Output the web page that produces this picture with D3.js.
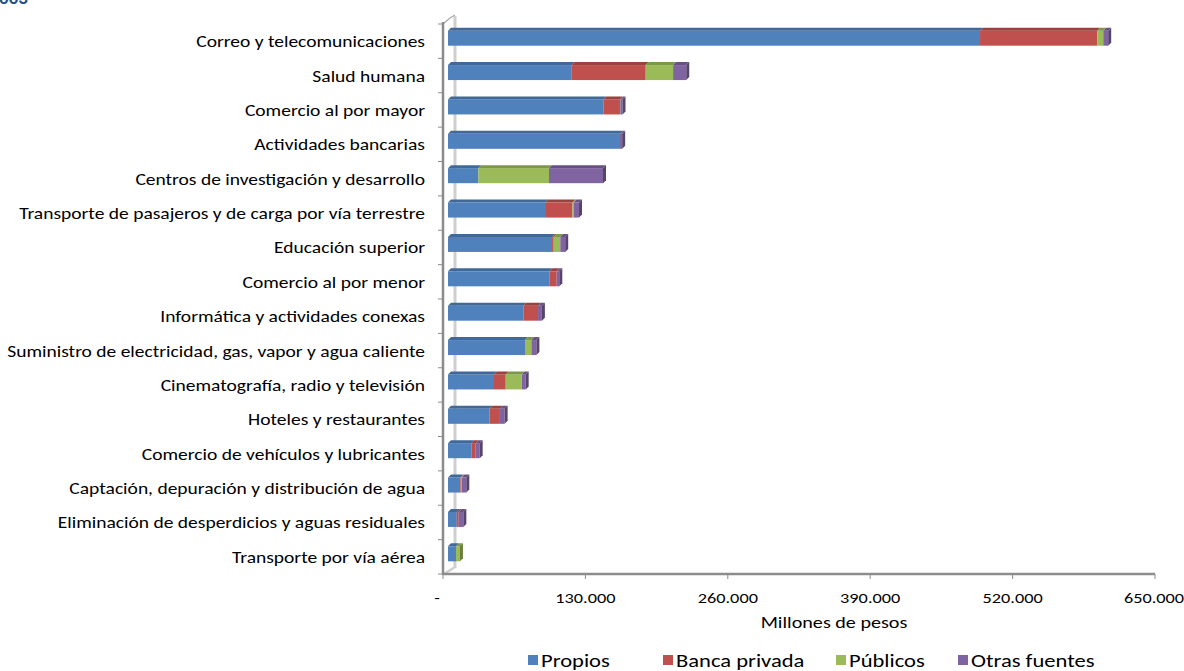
<!DOCTYPE html>
<html><head><meta charset="utf-8">
<script src="https://cdn.jsdelivr.net/npm/d3@7"></script>
<style>
html,body{margin:0;padding:0;background:#fff;overflow:hidden;}
svg{display:block;font-family:Carlito,Calibri,Lato,"Open Sans",sans-serif;}
</style></head>
<body>
<svg id="c" width="1184" height="671"></svg>
<script>
const categories = [
  "Correo y telecomunicaciones",
  "Salud humana",
  "Comercio al por mayor",
  "Actividades bancarias",
  "Centros de investigación y desarrollo",
  "Transporte de pasajeros y de carga por vía terrestre",
  "Educación superior",
  "Comercio al por menor",
  "Informática y actividades conexas",
  "Suministro de electricidad, gas, vapor y agua caliente",
  "Cinematografía, radio y televisión",
  "Hoteles y restaurantes",
  "Comercio de vehículos  y lubricantes",
  "Captación, depuración y distribución de agua",
  "Eliminación de desperdicios  y aguas residuales",
  "Transporte por vía aérea"
];
const propios      = [485700, 113000, 141800, 157000, 27700, 88600, 95000, 92500, 68800, 70300, 42000, 38000, 21300, 11200, 8000, 7300];
const bancaPrivada = [107000, 67500, 15200, 0, 0, 25000, 1500, 6700, 13400, 0, 10700, 9400, 4000, 600, 1800, 0];
const publicos     = [5500, 25000, 300, 0, 64500, 1000, 6000, 0, 0, 5800, 14600, 0, 0, 600, 0, 3600];
const otrasFuentes = [4500, 12000, 2000, 2000, 49300, 5000, 4500, 2400, 3500, 4600, 3600, 4300, 3600, 4300, 4200, 0];
const seriesNames = ["Propios", "Banca privada", "Públicos", "Otras fuentes"];
const seriesColors = ["#4F81BD", "#C0504D", "#9BBB59", "#8064A2"];
const tickValues = [0, 130000, 260000, 390000, 520000, 650000];
const tickLabels = ["-", "130.000", "260.000", "390.000", "520.000", "650.000"];
const axisTitle = "Millones de pesos";
const titleFragment = "003";

const SX = 1.22; // horizontal stretch of text, as in the reference
const svg = d3.select("#c");
const x = d3.scaleLinear().domain([0, 650000]).range([443, 1155]);
const y = d3.scaleBand().domain(categories).range([24, 574]);
const color = d3.scaleOrdinal().domain(seriesNames).range(seriesColors);

function stext(parent, px, py, str, size, anchor) {
  return parent.append("text")
    .attr("transform", `translate(${px},${py}) scale(${SX},1)`)
    .attr("text-anchor", anchor || "start").attr("font-size", size).attr("fill", "#000").text(str);
}

const rows = categories.map((c, i) => ({cat: c, Propios: propios[i], "Banca privada": bancaPrivada[i], "Públicos": publicos[i], "Otras fuentes": otrasFuentes[i]}));
const stacked = d3.stack().keys(seriesNames)(rows);

// title fragment (cut off at the top edge, as in the reference)
svg.append("text").attr("x", -1).attr("y", 4).attr("font-size", 19).attr("font-weight", "bold")
  .attr("fill", "#1F4E8C").text(titleFragment);

// back wall / floor lines
const dx = 5, dy = -3, depth = 3, h = 15;
svg.append("line").attr("x1", 455).attr("x2", 455).attr("y1", 16).attr("y2", 568)
  .attr("stroke", "#cfcfcf").attr("stroke-width", 3);
svg.append("line").attr("x1", 444).attr("y1", 574).attr("x2", 455).attr("y2", 567)
  .attr("stroke", "#cfcfcf").attr("stroke-width", 2.5);
svg.append("path").attr("d", "M443,24 L450,18 L455,15").attr("fill", "none")
  .attr("stroke", "#aaa").attr("stroke-width", 1.3);

// left axis
svg.append("line").attr("x1", 443).attr("x2", 443).attr("y1", 22).attr("y2", 575)
  .attr("stroke", "#8c8c8c").attr("stroke-width", 2.5);
const yTicks = d3.range(categories.length + 1).map(i => 24 + i * y.step());
svg.selectAll(".yt").data(yTicks).join("line").attr("x1", 438).attr("x2", 443)
  .attr("y1", d => d).attr("y2", d => d).attr("stroke", "#8c8c8c").attr("stroke-width", 1);

// bottom axis
svg.append("line").attr("x1", 442).attr("x2", 1155).attr("y1", 574).attr("y2", 574)
  .attr("stroke", "#8c8c8c").attr("stroke-width", 2.5);
svg.selectAll(".xt").data(tickValues).join("line").attr("x1", d => x(d)).attr("x2", d => x(d))
  .attr("y1", 574).attr("y2", 579).attr("stroke", "#8c8c8c").attr("stroke-width", 1);
tickValues.forEach((v, i) => {
  stext(svg, i === 0 ? x(v) - 6 : (i === tickValues.length - 1 ? x(v) - 1 : x(v)), 603, tickLabels[i], 15, "middle");
});
stext(svg, 834, 628, axisTitle, 16.5, "middle");

// category labels
categories.forEach(c => {
  stext(svg, 425, y(c) + y.bandwidth() / 2 + 6, c, 16, "end");
});

// bars
function darker(c, k) { return d3.color(c).darker(k).formatHex(); }
stacked.forEach((layer, si) => {
  const g = svg.append("g");
  layer.forEach((d, ri) => {
    const v = d[1] - d[0];
    if (v <= 0) return;
    const cy = y(categories[ri]) + y.bandwidth() / 2 + dy;
    const x0 = x(d[0]) + dx, x1 = x(d[1]) + dx;
    const top = cy - h / 2, bot = cy + h / 2;
    const col = color(seriesNames[si]);
    g.append("rect").attr("x", x0).attr("y", top).attr("width", x1 - x0).attr("height", h).attr("fill", col);
    g.append("path").attr("d", `M${x0},${top} L${x1},${top} L${x1 + depth},${top - depth} L${x0 + depth},${top - depth} Z`)
      .attr("fill", darker(col, 0.6));
    const total = d.data.Propios + d.data["Banca privada"] + d.data["Públicos"] + d.data["Otras fuentes"];
    if (Math.abs(d[1] - total) < 1e-6) {
      g.append("path").attr("d", `M${x1},${top} L${x1 + depth},${top - depth} L${x1 + depth},${bot - depth} L${x1},${bot} Z`)
        .attr("fill", darker(col, 1.1));
    }
  });
});

// legend
const legX = [528, 663, 836, 958];
seriesNames.forEach((n, i) => {
  svg.append("rect").attr("x", legX[i]).attr("y", 655).attr("width", 10).attr("height", 10).attr("fill", seriesColors[i]);
  stext(svg, legX[i] + 13, 667, n, 18.5, "start");
});
</script>
</body></html>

- - - - - - -

Write out the listing above again, exactly, but with no pictures in the copy.

= THE SOLUTION =
Output the web page that produces this picture with D3.js.
<!DOCTYPE html>
<html><head><meta charset="utf-8">
<script src="https://cdn.jsdelivr.net/npm/d3@7"></script>
<style>
html,body{margin:0;padding:0;background:#fff;overflow:hidden;}
svg{display:block;font-family:Carlito,Calibri,Lato,"Open Sans",sans-serif;}
</style></head>
<body>
<svg id="c" width="1184" height="671"></svg>
<script>
const categories = [
  "Correo y telecomunicaciones",
  "Salud humana",
  "Comercio al por mayor",
  "Actividades bancarias",
  "Centros de investigación y desarrollo",
  "Transporte de pasajeros y de carga por vía terrestre",
  "Educación superior",
  "Comercio al por menor",
  "Informática y actividades conexas",
  "Suministro de electricidad, gas, vapor y agua caliente",
  "Cinematografía, radio y televisión",
  "Hoteles y restaurantes",
  "Comercio de vehículos  y lubricantes",
  "Captación, depuración y distribución de agua",
  "Eliminación de desperdicios  y aguas residuales",
  "Transporte por vía aérea"
];
const propios      = [485700, 113000, 141800, 157000, 27700, 88600, 95000, 92500, 68800, 70300, 42000, 38000, 21300, 11200, 8000, 7300];
const bancaPrivada = [107000, 67500, 15200, 0, 0, 25000, 1500, 6700, 13400, 0, 10700, 9400, 4000, 600, 1800, 0];
const publicos     = [5500, 25000, 300, 0, 64500, 1000, 6000, 0, 0, 5800, 14600, 0, 0, 600, 0, 3600];
const otrasFuentes = [4500, 12000, 2000, 2000, 49300, 5000, 4500, 2400, 3500, 4600, 3600, 4300, 3600, 4300, 4200, 0];
const seriesNames = ["Propios", "Banca privada", "Públicos", "Otras fuentes"];
const seriesColors = ["#4F81BD", "#C0504D", "#9BBB59", "#8064A2"];
const tickValues = [0, 130000, 260000, 390000, 520000, 650000];
const tickLabels = ["-", "130.000", "260.000", "390.000", "520.000", "650.000"];
const axisTitle = "Millones de pesos";
const titleFragment = "003";

const SX = 1.22; // horizontal stretch of text, as in the reference
const svg = d3.select("#c");
const x = d3.scaleLinear().domain([0, 650000]).range([443, 1155]);
const y = d3.scaleBand().domain(categories).range([24, 574]);
const color = d3.scaleOrdinal().domain(seriesNames).range(seriesColors);

function stext(parent, px, py, str, size, anchor) {
  return parent.append("text")
    .attr("transform", `translate(${px},${py}) scale(${SX},1)`)
    .attr("text-anchor", anchor || "start").attr("font-size", size).attr("fill", "#000").text(str);
}

const rows = categories.map((c, i) => ({cat: c, Propios: propios[i], "Banca privada": bancaPrivada[i], "Públicos": publicos[i], "Otras fuentes": otrasFuentes[i]}));
const stacked = d3.stack().keys(seriesNames)(rows);

// title fragment (cut off at the top edge, as in the reference)
svg.append("text").attr("x", -1).attr("y", 4).attr("font-size", 19).attr("font-weight", "bold")
  .attr("fill", "#1F4E8C").text(titleFragment);

// back wall / floor lines
const dx = 5, dy = -3, depth = 3, h = 15;
svg.append("line").attr("x1", 455).attr("x2", 455).attr("y1", 16).attr("y2", 568)
  .attr("stroke", "#cfcfcf").attr("stroke-width", 3);
svg.append("line").attr("x1", 444).attr("y1", 574).attr("x2", 455).attr("y2", 567)
  .attr("stroke", "#cfcfcf").attr("stroke-width", 2.5);
svg.append("path").attr("d", "M443,24 L450,18 L455,15").attr("fill", "none")
  .attr("stroke", "#aaa").attr("stroke-width", 1.3);

// left axis
svg.append("line").attr("x1", 443).attr("x2", 443).attr("y1", 22).attr("y2", 575)
  .attr("stroke", "#8c8c8c").attr("stroke-width", 2.5);
const yTicks = d3.range(categories.length + 1).map(i => 24 + i * y.step());
svg.selectAll(".yt").data(yTicks).join("line").attr("x1", 438).attr("x2", 443)
  .attr("y1", d => d).attr("y2", d => d).attr("stroke", "#8c8c8c").attr("stroke-width", 1);

// bottom axis
svg.append("line").attr("x1", 442).attr("x2", 1155).attr("y1", 574).attr("y2", 574)
  .attr("stroke", "#8c8c8c").attr("stroke-width", 2.5);
svg.selectAll(".xt").data(tickValues).join("line").attr("x1", d => x(d)).attr("x2", d => x(d))
  .attr("y1", 574).attr("y2", 579).attr("stroke", "#8c8c8c").attr("stroke-width", 1);
tickValues.forEach((v, i) => {
  stext(svg, i === 0 ? x(v) - 6 : (i === tickValues.length - 1 ? x(v) - 1 : x(v)), 603, tickLabels[i], 15, "middle");
});
stext(svg, 834, 628, axisTitle, 16.5, "middle");

// category labels
categories.forEach(c => {
  stext(svg, 425, y(c) + y.bandwidth() / 2 + 6, c, 16, "end");
});

// bars
function darker(c, k) { return d3.color(c).darker(k).formatHex(); }
stacked.forEach((layer, si) => {
  const g = svg.append("g");
  layer.forEach((d, ri) => {
    const v = d[1] - d[0];
    if (v <= 0) return;
    const cy = y(categories[ri]) + y.bandwidth() / 2 + dy;
    const x0 = x(d[0]) + dx, x1 = x(d[1]) + dx;
    const top = cy - h / 2, bot = cy + h / 2;
    const col = color(seriesNames[si]);
    g.append("rect").attr("x", x0).attr("y", top).attr("width", x1 - x0).attr("height", h).attr("fill", col);
    g.append("path").attr("d", `M${x0},${top} L${x1},${top} L${x1 + depth},${top - depth} L${x0 + depth},${top - depth} Z`)
      .attr("fill", darker(col, 0.6));
    const total = d.data.Propios + d.data["Banca privada"] + d.data["Públicos"] + d.data["Otras fuentes"];
    if (Math.abs(d[1] - total) < 1e-6) {
      g.append("path").attr("d", `M${x1},${top} L${x1 + depth},${top - depth} L${x1 + depth},${bot - depth} L${x1},${bot} Z`)
        .attr("fill", darker(col, 1.1));
    }
  });
});

// legend
const legX = [528, 663, 836, 958];
seriesNames.forEach((n, i) => {
  svg.append("rect").attr("x", legX[i]).attr("y", 655).attr("width", 10).attr("height", 10).attr("fill", seriesColors[i]);
  stext(svg, legX[i] + 13, 667, n, 18.5, "start");
});
</script>
</body></html>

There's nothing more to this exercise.